● **Problem to solve**: Below is a listing to write out in full, exactly as given, without its pictures.

● **Provided material**:
————————

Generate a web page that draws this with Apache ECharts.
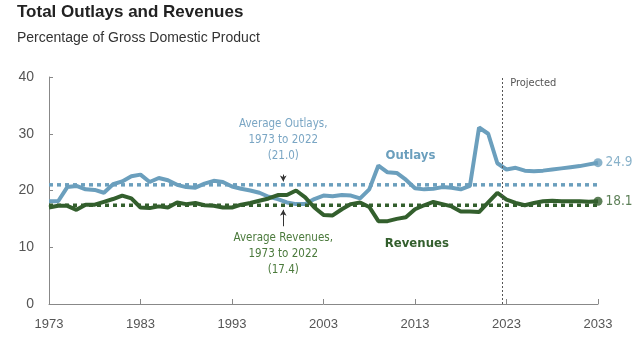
<!DOCTYPE html>
<html>
<head>
<meta charset="utf-8">
<style>html,body{margin:0;padding:0;background:#fff}#c{width:640px;height:360px}</style>
<script src="https://cdn.jsdelivr.net/npm/echarts@6/dist/echarts.min.js"></script>
</head>
<body>
<div id="c"></div>
<script>
const years = [1973,1974,1975,1976,1977,1978,1979,1980,1981,1982,1983,1984,1985,1986,1987,1988,1989,1990,1991,1992,1993,1994,1995,1996,1997,1998,1999,2000,2001,2002,2003,2004,2005,2006,2007,2008,2009,2010,2011,2012,2013,2014,2015,2016,2017,2018,2019,2020,2021,2022,2023,2024,2025,2026,2027,2028,2029,2030,2031,2032,2033];
const outlays = [18.1,18.1,20.6,20.8,20.2,20.1,19.6,21.1,21.6,22.5,22.8,21.5,22.2,21.8,21.0,20.6,20.5,21.2,21.7,21.5,20.7,20.3,20.0,19.6,18.9,18.5,17.9,17.6,17.6,18.5,19.1,19.0,19.2,19.1,18.6,20.2,24.4,23.2,23.1,21.9,20.4,20.2,20.3,20.6,20.5,20.2,20.8,31.1,30.0,24.8,23.7,24.0,23.5,23.4,23.5,23.7,23.9,24.1,24.3,24.6,24.9];
const revenues = [17.0,17.3,17.3,16.6,17.5,17.5,18.0,18.5,19.1,18.6,17.0,16.9,17.2,17.0,17.9,17.6,17.8,17.4,17.3,17.0,17.0,17.5,17.8,18.2,18.6,19.2,19.2,20.0,18.8,17.0,15.7,15.6,16.7,17.6,17.9,17.1,14.6,14.6,15.0,15.3,16.7,17.4,18.0,17.6,17.2,16.3,16.3,16.2,17.9,19.6,18.4,17.8,17.4,17.8,18.1,18.2,18.1,18.1,18.1,18.0,18.1];
const avgOutlays = 21.0;
const avgRevenues = 17.4;
const avgPeriod = [1973, 2022];
const projectedStart = 2022.5;
const xTicks = [1973,1983,1993,2003,2013,2023,2033];
const yTicks = [0,10,20,30,40];

const BLUE = '#6b9fbd';
const GREEN = '#335f2d';
const NARROW = "'Liberation Sans Narrow','DejaVu Sans Condensed','Arial Narrow',sans-serif";
const SANS = "'Liberation Sans',Arial,sans-serif";

const pairs = (ys) => years.map((y, i) => [y, ys[i]]);
const last = years.length - 1;
const xMin = years[0], xMax = years[last];

const chart = echarts.init(document.getElementById('c'), null, {renderer: 'canvas'});
chart.setOption({
  animation: false,
  backgroundColor: '#fff',
  title: [
    {text: 'Total Outlays and Revenues', left: 12, top: -1,
     textStyle: {fontFamily: SANS, fontWeight: 'bold', fontSize: 17, color: '#222'}},
    {text: 'Percentage of Gross Domestic Product', left: 12, top: 26,
     textStyle: {fontFamily: SANS, fontWeight: 'normal', fontSize: 14, color: '#333'}}
  ],
  grid: {left: 49, right: 42, top: 77, bottom: 56},
  xAxis: {
    type: 'value', min: xMin, max: xMax,
    splitLine: {show: false},
    axisLine: {lineStyle: {color: '#888', width: 1}},
    axisTick: {show: true, inside: true, length: 5, lineStyle: {color: '#888'}, customValues: xTicks},
    axisLabel: {customValues: xTicks, color: '#555', fontFamily: SANS, fontSize: 13, margin: 14,
                formatter: v => String(v)}
  },
  yAxis: {
    type: 'value', min: yTicks[0], max: yTicks[yTicks.length - 1], interval: 10,
    splitLine: {show: false},
    axisLine: {show: true, lineStyle: {color: '#888', width: 1}},
    axisTick: {show: true, inside: true, length: 4, lineStyle: {color: '#888'}},
    axisLabel: {color: '#555', fontFamily: SANS, fontSize: 14, margin: 15}
  },
  series: [
    {
      name: 'Outlays', type: 'line', data: pairs(outlays), symbol: 'none',
      lineStyle: {color: BLUE, width: 4}, z: 3,
      markLine: {
        silent: true, symbol: ['none', 'none'],
        lineStyle: {color: '#555', type: [2, 2], width: 1},
        label: {show: false},
        data: [{xAxis: projectedStart}]
      },
      markPoint: {
        silent: true, symbol: 'circle', symbolSize: 0,
        data: [
          {coord: [2012.5, 26.1], label: {show: true, formatter: 'Outlays', color: BLUE, fontWeight: 'bold',
            fontFamily: NARROW, fontSize: 13, position: 'inside'}},
          {coord: [1998.6, 28.9], label: {show: true,
            formatter: 'Average Outlays,\n' + avgPeriod[0] + ' to ' + avgPeriod[1] + '\n(' + avgOutlays.toFixed(1) + ')',
            color: '#7aa6c4', fontFamily: NARROW, fontSize: 11.5, lineHeight: 16, align: 'center', position: 'inside'}},
          {coord: [2023.4, 38.9], label: {show: true, formatter: 'Projected', color: '#555',
            fontFamily: NARROW, fontSize: 11, position: 'right', distance: 0}}
        ]
      }
    },
    {
      name: 'Revenues', type: 'line', data: pairs(revenues), symbol: 'none',
      lineStyle: {color: GREEN, width: 4}, z: 3,
      markPoint: {
        silent: true, symbol: 'circle', symbolSize: 0,
        data: [
          {coord: [2013.2, 10.7], label: {show: true, formatter: 'Revenues', color: GREEN, fontWeight: 'bold',
            fontFamily: NARROW, fontSize: 13, position: 'inside'}},
          {coord: [1998.6, 8.8], label: {show: true,
            formatter: 'Average Revenues,\n' + avgPeriod[0] + ' to ' + avgPeriod[1] + '\n(' + avgRevenues.toFixed(1) + ')',
            color: '#4b7a3c', fontFamily: NARROW, fontSize: 11.5, lineHeight: 16, align: 'center', position: 'inside'}}
        ]
      }
    },
    {
      name: 'Avg Outlays', type: 'line', data: [[xMin, avgOutlays], [xMax, avgOutlays]], symbol: 'none',
      lineStyle: {color: BLUE, width: 3.5, type: [4, 4]}, z: 4,
      markLine: {
        silent: true, symbol: ['none', 'arrow'], symbolSize: [5, 6],
        lineStyle: {color: '#333', type: 'solid', width: 1}, label: {show: false},
        data: [[{coord: [1998.6, 22.8]}, {coord: [1998.6, 21.6]}]]
      }
    },
    {
      name: 'Avg Revenues', type: 'line', data: [[xMin, avgRevenues], [xMax, avgRevenues]], symbol: 'none',
      lineStyle: {color: GREEN, width: 3.5, type: [4, 4]}, z: 4,
      markLine: {
        silent: true, symbol: ['none', 'arrow'], symbolSize: [5, 6],
        lineStyle: {color: '#333', type: 'solid', width: 1}, label: {show: false},
        data: [[{coord: [1998.6, 13.7]}, {coord: [1998.6, 16.6]}]]
      }
    },
    {
      name: 'Outlays end', type: 'scatter', data: [[years[last], outlays[last]]], symbol: 'circle', symbolSize: 9,
      itemStyle: {color: BLUE}, z: 5,
      label: {show: true, position: 'right', distance: 3, color: BLUE, fontFamily: NARROW, fontSize: 13.5,
        formatter: p => p.value[1].toFixed(1)}
    },
    {
      name: 'Revenues end', type: 'scatter', data: [[years[last], revenues[last]]], symbol: 'circle', symbolSize: 9,
      itemStyle: {color: GREEN}, z: 5,
      label: {show: true, position: 'right', distance: 3, color: GREEN, fontFamily: NARROW, fontSize: 13.5,
        formatter: p => p.value[1].toFixed(1)}
    }
  ]
});
</script>
</body>
</html>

————————

● **Correct response**:
Generate a web page that draws this with Apache ECharts.
<!DOCTYPE html>
<html>
<head>
<meta charset="utf-8">
<style>html,body{margin:0;padding:0;background:#fff}#c{width:640px;height:360px}</style>
<script src="https://cdn.jsdelivr.net/npm/echarts@6/dist/echarts.min.js"></script>
</head>
<body>
<div id="c"></div>
<script>
const years = [1973,1974,1975,1976,1977,1978,1979,1980,1981,1982,1983,1984,1985,1986,1987,1988,1989,1990,1991,1992,1993,1994,1995,1996,1997,1998,1999,2000,2001,2002,2003,2004,2005,2006,2007,2008,2009,2010,2011,2012,2013,2014,2015,2016,2017,2018,2019,2020,2021,2022,2023,2024,2025,2026,2027,2028,2029,2030,2031,2032,2033];
const outlays = [18.1,18.1,20.6,20.8,20.2,20.1,19.6,21.1,21.6,22.5,22.8,21.5,22.2,21.8,21.0,20.6,20.5,21.2,21.7,21.5,20.7,20.3,20.0,19.6,18.9,18.5,17.9,17.6,17.6,18.5,19.1,19.0,19.2,19.1,18.6,20.2,24.4,23.2,23.1,21.9,20.4,20.2,20.3,20.6,20.5,20.2,20.8,31.1,30.0,24.8,23.7,24.0,23.5,23.4,23.5,23.7,23.9,24.1,24.3,24.6,24.9];
const revenues = [17.0,17.3,17.3,16.6,17.5,17.5,18.0,18.5,19.1,18.6,17.0,16.9,17.2,17.0,17.9,17.6,17.8,17.4,17.3,17.0,17.0,17.5,17.8,18.2,18.6,19.2,19.2,20.0,18.8,17.0,15.7,15.6,16.7,17.6,17.9,17.1,14.6,14.6,15.0,15.3,16.7,17.4,18.0,17.6,17.2,16.3,16.3,16.2,17.9,19.6,18.4,17.8,17.4,17.8,18.1,18.2,18.1,18.1,18.1,18.0,18.1];
const avgOutlays = 21.0;
const avgRevenues = 17.4;
const avgPeriod = [1973, 2022];
const projectedStart = 2022.5;
const xTicks = [1973,1983,1993,2003,2013,2023,2033];
const yTicks = [0,10,20,30,40];

const BLUE = '#6b9fbd';
const GREEN = '#335f2d';
const NARROW = "'Liberation Sans Narrow','DejaVu Sans Condensed','Arial Narrow',sans-serif";
const SANS = "'Liberation Sans',Arial,sans-serif";

const pairs = (ys) => years.map((y, i) => [y, ys[i]]);
const last = years.length - 1;
const xMin = years[0], xMax = years[last];

const chart = echarts.init(document.getElementById('c'), null, {renderer: 'canvas'});
chart.setOption({
  animation: false,
  backgroundColor: '#fff',
  title: [
    {text: 'Total Outlays and Revenues', left: 12, top: -1,
     textStyle: {fontFamily: SANS, fontWeight: 'bold', fontSize: 17, color: '#222'}},
    {text: 'Percentage of Gross Domestic Product', left: 12, top: 26,
     textStyle: {fontFamily: SANS, fontWeight: 'normal', fontSize: 14, color: '#333'}}
  ],
  grid: {left: 49, right: 42, top: 77, bottom: 56},
  xAxis: {
    type: 'value', min: xMin, max: xMax,
    splitLine: {show: false},
    axisLine: {lineStyle: {color: '#888', width: 1}},
    axisTick: {show: true, inside: true, length: 5, lineStyle: {color: '#888'}, customValues: xTicks},
    axisLabel: {customValues: xTicks, color: '#555', fontFamily: SANS, fontSize: 13, margin: 14,
                formatter: v => String(v)}
  },
  yAxis: {
    type: 'value', min: yTicks[0], max: yTicks[yTicks.length - 1], interval: 10,
    splitLine: {show: false},
    axisLine: {show: true, lineStyle: {color: '#888', width: 1}},
    axisTick: {show: true, inside: true, length: 4, lineStyle: {color: '#888'}},
    axisLabel: {color: '#555', fontFamily: SANS, fontSize: 14, margin: 15}
  },
  series: [
    {
      name: 'Outlays', type: 'line', data: pairs(outlays), symbol: 'none',
      lineStyle: {color: BLUE, width: 4}, z: 3,
      markLine: {
        silent: true, symbol: ['none', 'none'],
        lineStyle: {color: '#555', type: [2, 2], width: 1},
        label: {show: false},
        data: [{xAxis: projectedStart}]
      },
      markPoint: {
        silent: true, symbol: 'circle', symbolSize: 0,
        data: [
          {coord: [2012.5, 26.1], label: {show: true, formatter: 'Outlays', color: BLUE, fontWeight: 'bold',
            fontFamily: NARROW, fontSize: 13, position: 'inside'}},
          {coord: [1998.6, 28.9], label: {show: true,
            formatter: 'Average Outlays,\n' + avgPeriod[0] + ' to ' + avgPeriod[1] + '\n(' + avgOutlays.toFixed(1) + ')',
            color: '#7aa6c4', fontFamily: NARROW, fontSize: 11.5, lineHeight: 16, align: 'center', position: 'inside'}},
          {coord: [2023.4, 38.9], label: {show: true, formatter: 'Projected', color: '#555',
            fontFamily: NARROW, fontSize: 11, position: 'right', distance: 0}}
        ]
      }
    },
    {
      name: 'Revenues', type: 'line', data: pairs(revenues), symbol: 'none',
      lineStyle: {color: GREEN, width: 4}, z: 3,
      markPoint: {
        silent: true, symbol: 'circle', symbolSize: 0,
        data: [
          {coord: [2013.2, 10.7], label: {show: true, formatter: 'Revenues', color: GREEN, fontWeight: 'bold',
            fontFamily: NARROW, fontSize: 13, position: 'inside'}},
          {coord: [1998.6, 8.8], label: {show: true,
            formatter: 'Average Revenues,\n' + avgPeriod[0] + ' to ' + avgPeriod[1] + '\n(' + avgRevenues.toFixed(1) + ')',
            color: '#4b7a3c', fontFamily: NARROW, fontSize: 11.5, lineHeight: 16, align: 'center', position: 'inside'}}
        ]
      }
    },
    {
      name: 'Avg Outlays', type: 'line', data: [[xMin, avgOutlays], [xMax, avgOutlays]], symbol: 'none',
      lineStyle: {color: BLUE, width: 3.5, type: [4, 4]}, z: 4,
      markLine: {
        silent: true, symbol: ['none', 'arrow'], symbolSize: [5, 6],
        lineStyle: {color: '#333', type: 'solid', width: 1}, label: {show: false},
        data: [[{coord: [1998.6, 22.8]}, {coord: [1998.6, 21.6]}]]
      }
    },
    {
      name: 'Avg Revenues', type: 'line', data: [[xMin, avgRevenues], [xMax, avgRevenues]], symbol: 'none',
      lineStyle: {color: GREEN, width: 3.5, type: [4, 4]}, z: 4,
      markLine: {
        silent: true, symbol: ['none', 'arrow'], symbolSize: [5, 6],
        lineStyle: {color: '#333', type: 'solid', width: 1}, label: {show: false},
        data: [[{coord: [1998.6, 13.7]}, {coord: [1998.6, 16.6]}]]
      }
    },
    {
      name: 'Outlays end', type: 'scatter', data: [[years[last], outlays[last]]], symbol: 'circle', symbolSize: 9,
      itemStyle: {color: BLUE}, z: 5,
      label: {show: true, position: 'right', distance: 3, color: BLUE, fontFamily: NARROW, fontSize: 13.5,
        formatter: p => p.value[1].toFixed(1)}
    },
    {
      name: 'Revenues end', type: 'scatter', data: [[years[last], revenues[last]]], symbol: 'circle', symbolSize: 9,
      itemStyle: {color: GREEN}, z: 5,
      label: {show: true, position: 'right', distance: 3, color: GREEN, fontFamily: NARROW, fontSize: 13.5,
        formatter: p => p.value[1].toFixed(1)}
    }
  ]
});
</script>
</body>
</html>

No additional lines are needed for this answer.